(Charts and diagrams as code)
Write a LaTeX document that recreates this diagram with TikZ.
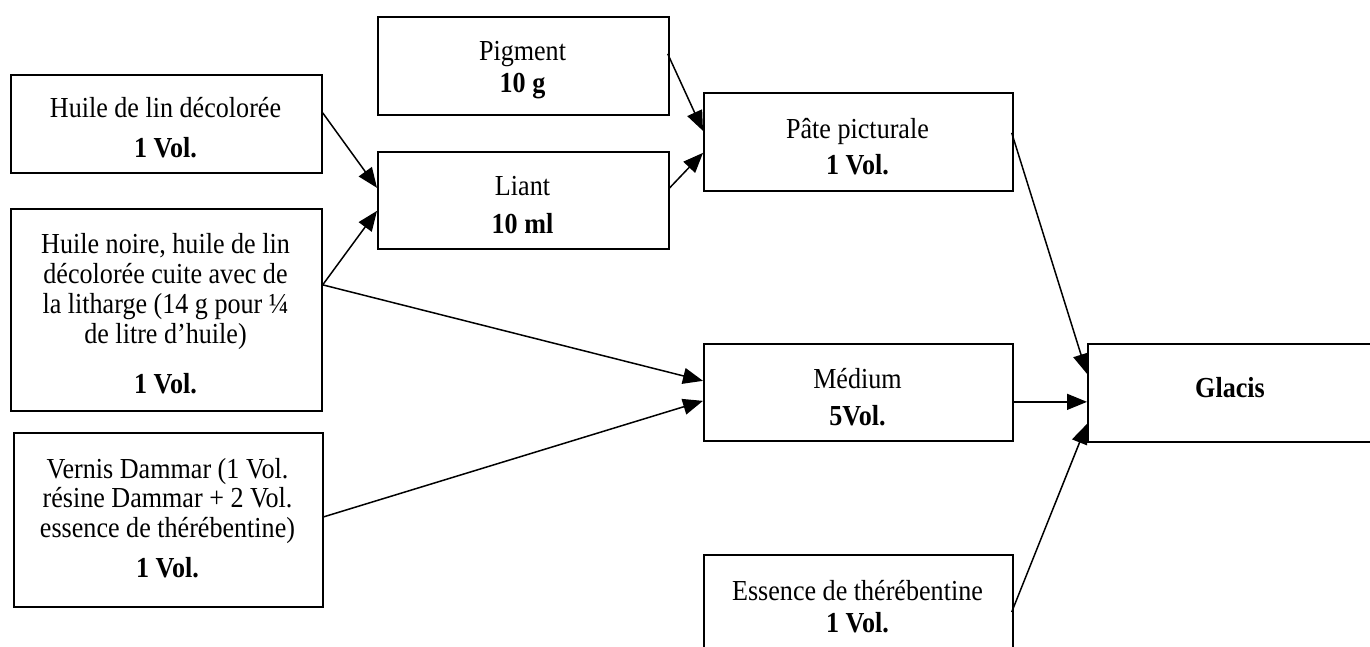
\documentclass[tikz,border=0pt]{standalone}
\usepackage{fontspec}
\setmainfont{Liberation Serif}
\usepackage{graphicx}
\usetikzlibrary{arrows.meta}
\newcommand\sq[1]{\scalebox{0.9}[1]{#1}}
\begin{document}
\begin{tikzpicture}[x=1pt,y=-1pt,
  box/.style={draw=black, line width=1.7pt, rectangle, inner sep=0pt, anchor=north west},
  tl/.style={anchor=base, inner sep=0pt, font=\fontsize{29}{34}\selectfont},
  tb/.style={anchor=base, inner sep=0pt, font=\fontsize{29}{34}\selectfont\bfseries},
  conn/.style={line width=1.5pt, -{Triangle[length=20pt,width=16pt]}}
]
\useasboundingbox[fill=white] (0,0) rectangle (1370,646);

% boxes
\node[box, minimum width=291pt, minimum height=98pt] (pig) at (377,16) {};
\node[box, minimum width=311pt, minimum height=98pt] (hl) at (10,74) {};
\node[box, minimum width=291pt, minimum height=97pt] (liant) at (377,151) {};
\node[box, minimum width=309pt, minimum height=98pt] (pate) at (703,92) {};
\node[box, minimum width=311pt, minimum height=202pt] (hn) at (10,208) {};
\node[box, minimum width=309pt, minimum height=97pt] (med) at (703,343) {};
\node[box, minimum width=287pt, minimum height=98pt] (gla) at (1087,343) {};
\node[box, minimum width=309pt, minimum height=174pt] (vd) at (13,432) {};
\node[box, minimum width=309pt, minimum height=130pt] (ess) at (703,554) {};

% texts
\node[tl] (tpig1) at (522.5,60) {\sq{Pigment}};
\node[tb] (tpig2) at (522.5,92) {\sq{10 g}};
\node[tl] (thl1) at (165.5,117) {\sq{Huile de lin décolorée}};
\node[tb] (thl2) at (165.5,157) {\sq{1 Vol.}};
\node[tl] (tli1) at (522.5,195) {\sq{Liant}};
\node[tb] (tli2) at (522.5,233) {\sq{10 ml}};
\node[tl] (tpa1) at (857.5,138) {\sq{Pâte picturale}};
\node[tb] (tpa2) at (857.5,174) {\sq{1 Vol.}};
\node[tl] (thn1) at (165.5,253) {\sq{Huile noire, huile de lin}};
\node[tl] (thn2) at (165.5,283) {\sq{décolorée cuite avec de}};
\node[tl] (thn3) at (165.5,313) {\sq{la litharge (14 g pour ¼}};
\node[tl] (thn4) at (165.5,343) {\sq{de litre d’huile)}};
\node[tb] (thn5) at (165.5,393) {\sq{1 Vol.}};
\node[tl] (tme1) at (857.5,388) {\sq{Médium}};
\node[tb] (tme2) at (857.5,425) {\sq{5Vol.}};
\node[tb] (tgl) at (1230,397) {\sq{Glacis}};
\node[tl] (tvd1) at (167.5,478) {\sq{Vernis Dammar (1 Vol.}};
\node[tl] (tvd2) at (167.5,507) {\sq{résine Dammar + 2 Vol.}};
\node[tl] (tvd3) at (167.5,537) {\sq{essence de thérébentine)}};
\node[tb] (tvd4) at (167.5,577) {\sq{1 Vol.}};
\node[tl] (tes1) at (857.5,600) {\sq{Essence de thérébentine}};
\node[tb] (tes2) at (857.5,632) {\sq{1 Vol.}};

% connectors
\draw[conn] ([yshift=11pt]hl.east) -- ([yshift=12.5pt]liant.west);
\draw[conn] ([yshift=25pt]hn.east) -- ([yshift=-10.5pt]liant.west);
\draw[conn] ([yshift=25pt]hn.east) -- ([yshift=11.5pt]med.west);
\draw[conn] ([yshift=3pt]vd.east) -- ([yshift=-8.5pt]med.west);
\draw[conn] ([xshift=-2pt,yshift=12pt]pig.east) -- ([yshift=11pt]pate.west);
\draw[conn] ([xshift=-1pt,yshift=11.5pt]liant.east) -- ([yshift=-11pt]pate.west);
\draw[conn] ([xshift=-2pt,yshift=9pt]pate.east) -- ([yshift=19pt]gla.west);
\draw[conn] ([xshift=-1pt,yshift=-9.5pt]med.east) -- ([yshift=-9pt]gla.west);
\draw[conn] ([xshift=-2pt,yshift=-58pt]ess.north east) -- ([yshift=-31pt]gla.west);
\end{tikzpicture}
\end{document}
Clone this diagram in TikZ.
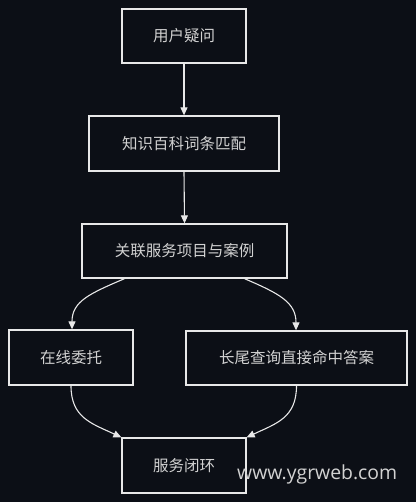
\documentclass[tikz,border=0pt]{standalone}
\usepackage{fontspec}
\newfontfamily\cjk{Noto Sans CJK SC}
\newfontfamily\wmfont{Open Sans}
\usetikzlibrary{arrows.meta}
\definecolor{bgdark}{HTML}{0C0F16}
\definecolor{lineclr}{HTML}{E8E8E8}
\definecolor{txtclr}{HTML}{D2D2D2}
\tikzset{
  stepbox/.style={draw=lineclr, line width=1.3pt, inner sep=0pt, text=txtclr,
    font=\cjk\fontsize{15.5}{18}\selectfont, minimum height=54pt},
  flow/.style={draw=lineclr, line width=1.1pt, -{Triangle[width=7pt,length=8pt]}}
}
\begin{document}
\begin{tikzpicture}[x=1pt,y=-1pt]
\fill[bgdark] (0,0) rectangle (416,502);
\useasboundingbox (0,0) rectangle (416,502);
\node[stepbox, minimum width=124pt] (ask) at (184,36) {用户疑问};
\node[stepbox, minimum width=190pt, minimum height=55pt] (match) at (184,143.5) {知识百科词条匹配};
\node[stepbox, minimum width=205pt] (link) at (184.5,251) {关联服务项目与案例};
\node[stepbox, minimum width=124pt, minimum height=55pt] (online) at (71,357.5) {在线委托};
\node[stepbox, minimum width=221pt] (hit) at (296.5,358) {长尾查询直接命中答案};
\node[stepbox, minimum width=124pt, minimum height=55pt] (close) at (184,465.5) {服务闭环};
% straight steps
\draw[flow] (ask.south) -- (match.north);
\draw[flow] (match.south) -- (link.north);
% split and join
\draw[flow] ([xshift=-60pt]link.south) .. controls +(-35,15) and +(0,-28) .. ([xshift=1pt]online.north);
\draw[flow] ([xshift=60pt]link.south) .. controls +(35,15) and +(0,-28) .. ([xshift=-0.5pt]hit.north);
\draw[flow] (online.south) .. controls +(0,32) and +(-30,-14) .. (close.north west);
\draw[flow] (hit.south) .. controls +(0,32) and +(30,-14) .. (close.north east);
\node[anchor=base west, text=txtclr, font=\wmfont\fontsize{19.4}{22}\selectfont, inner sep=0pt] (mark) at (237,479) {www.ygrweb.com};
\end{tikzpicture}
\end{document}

**Exercise prompt**
Copy every entry word for word, but omit the pictures.

**Worked solution**
Write a LaTeX document that recreates this diagram with TikZ.
\documentclass[tikz,border=0pt]{standalone}
\usepackage{fontspec}
\setmainfont{Liberation Serif}
\usepackage{graphicx}
\usetikzlibrary{arrows.meta}
\newcommand\sq[1]{\scalebox{0.9}[1]{#1}}
\begin{document}
\begin{tikzpicture}[x=1pt,y=-1pt,
  box/.style={draw=black, line width=1.7pt, rectangle, inner sep=0pt, anchor=north west},
  tl/.style={anchor=base, inner sep=0pt, font=\fontsize{29}{34}\selectfont},
  tb/.style={anchor=base, inner sep=0pt, font=\fontsize{29}{34}\selectfont\bfseries},
  conn/.style={line width=1.5pt, -{Triangle[length=20pt,width=16pt]}}
]
\useasboundingbox[fill=white] (0,0) rectangle (1370,646);

% boxes
\node[box, minimum width=291pt, minimum height=98pt] (pig) at (377,16) {};
\node[box, minimum width=311pt, minimum height=98pt] (hl) at (10,74) {};
\node[box, minimum width=291pt, minimum height=97pt] (liant) at (377,151) {};
\node[box, minimum width=309pt, minimum height=98pt] (pate) at (703,92) {};
\node[box, minimum width=311pt, minimum height=202pt] (hn) at (10,208) {};
\node[box, minimum width=309pt, minimum height=97pt] (med) at (703,343) {};
\node[box, minimum width=287pt, minimum height=98pt] (gla) at (1087,343) {};
\node[box, minimum width=309pt, minimum height=174pt] (vd) at (13,432) {};
\node[box, minimum width=309pt, minimum height=130pt] (ess) at (703,554) {};

% texts
\node[tl] (tpig1) at (522.5,60) {\sq{Pigment}};
\node[tb] (tpig2) at (522.5,92) {\sq{10 g}};
\node[tl] (thl1) at (165.5,117) {\sq{Huile de lin décolorée}};
\node[tb] (thl2) at (165.5,157) {\sq{1 Vol.}};
\node[tl] (tli1) at (522.5,195) {\sq{Liant}};
\node[tb] (tli2) at (522.5,233) {\sq{10 ml}};
\node[tl] (tpa1) at (857.5,138) {\sq{Pâte picturale}};
\node[tb] (tpa2) at (857.5,174) {\sq{1 Vol.}};
\node[tl] (thn1) at (165.5,253) {\sq{Huile noire, huile de lin}};
\node[tl] (thn2) at (165.5,283) {\sq{décolorée cuite avec de}};
\node[tl] (thn3) at (165.5,313) {\sq{la litharge (14 g pour ¼}};
\node[tl] (thn4) at (165.5,343) {\sq{de litre d’huile)}};
\node[tb] (thn5) at (165.5,393) {\sq{1 Vol.}};
\node[tl] (tme1) at (857.5,388) {\sq{Médium}};
\node[tb] (tme2) at (857.5,425) {\sq{5Vol.}};
\node[tb] (tgl) at (1230,397) {\sq{Glacis}};
\node[tl] (tvd1) at (167.5,478) {\sq{Vernis Dammar (1 Vol.}};
\node[tl] (tvd2) at (167.5,507) {\sq{résine Dammar + 2 Vol.}};
\node[tl] (tvd3) at (167.5,537) {\sq{essence de thérébentine)}};
\node[tb] (tvd4) at (167.5,577) {\sq{1 Vol.}};
\node[tl] (tes1) at (857.5,600) {\sq{Essence de thérébentine}};
\node[tb] (tes2) at (857.5,632) {\sq{1 Vol.}};

% connectors
\draw[conn] ([yshift=11pt]hl.east) -- ([yshift=12.5pt]liant.west);
\draw[conn] ([yshift=25pt]hn.east) -- ([yshift=-10.5pt]liant.west);
\draw[conn] ([yshift=25pt]hn.east) -- ([yshift=11.5pt]med.west);
\draw[conn] ([yshift=3pt]vd.east) -- ([yshift=-8.5pt]med.west);
\draw[conn] ([xshift=-2pt,yshift=12pt]pig.east) -- ([yshift=11pt]pate.west);
\draw[conn] ([xshift=-1pt,yshift=11.5pt]liant.east) -- ([yshift=-11pt]pate.west);
\draw[conn] ([xshift=-2pt,yshift=9pt]pate.east) -- ([yshift=19pt]gla.west);
\draw[conn] ([xshift=-1pt,yshift=-9.5pt]med.east) -- ([yshift=-9pt]gla.west);
\draw[conn] ([xshift=-2pt,yshift=-58pt]ess.north east) -- ([yshift=-31pt]gla.west);
\end{tikzpicture}
\end{document}
Clone this diagram in TikZ.
\documentclass[tikz,border=0pt]{standalone}
\usepackage{fontspec}
\newfontfamily\cjk{Noto Sans CJK SC}
\newfontfamily\wmfont{Open Sans}
\usetikzlibrary{arrows.meta}
\definecolor{bgdark}{HTML}{0C0F16}
\definecolor{lineclr}{HTML}{E8E8E8}
\definecolor{txtclr}{HTML}{D2D2D2}
\tikzset{
  stepbox/.style={draw=lineclr, line width=1.3pt, inner sep=0pt, text=txtclr,
    font=\cjk\fontsize{15.5}{18}\selectfont, minimum height=54pt},
  flow/.style={draw=lineclr, line width=1.1pt, -{Triangle[width=7pt,length=8pt]}}
}
\begin{document}
\begin{tikzpicture}[x=1pt,y=-1pt]
\fill[bgdark] (0,0) rectangle (416,502);
\useasboundingbox (0,0) rectangle (416,502);
\node[stepbox, minimum width=124pt] (ask) at (184,36) {用户疑问};
\node[stepbox, minimum width=190pt, minimum height=55pt] (match) at (184,143.5) {知识百科词条匹配};
\node[stepbox, minimum width=205pt] (link) at (184.5,251) {关联服务项目与案例};
\node[stepbox, minimum width=124pt, minimum height=55pt] (online) at (71,357.5) {在线委托};
\node[stepbox, minimum width=221pt] (hit) at (296.5,358) {长尾查询直接命中答案};
\node[stepbox, minimum width=124pt, minimum height=55pt] (close) at (184,465.5) {服务闭环};
% straight steps
\draw[flow] (ask.south) -- (match.north);
\draw[flow] (match.south) -- (link.north);
% split and join
\draw[flow] ([xshift=-60pt]link.south) .. controls +(-35,15) and +(0,-28) .. ([xshift=1pt]online.north);
\draw[flow] ([xshift=60pt]link.south) .. controls +(35,15) and +(0,-28) .. ([xshift=-0.5pt]hit.north);
\draw[flow] (online.south) .. controls +(0,32) and +(-30,-14) .. (close.north west);
\draw[flow] (hit.south) .. controls +(0,32) and +(30,-14) .. (close.north east);
\node[anchor=base west, text=txtclr, font=\wmfont\fontsize{19.4}{22}\selectfont, inner sep=0pt] (mark) at (237,479) {www.ygrweb.com};
\end{tikzpicture}
\end{document}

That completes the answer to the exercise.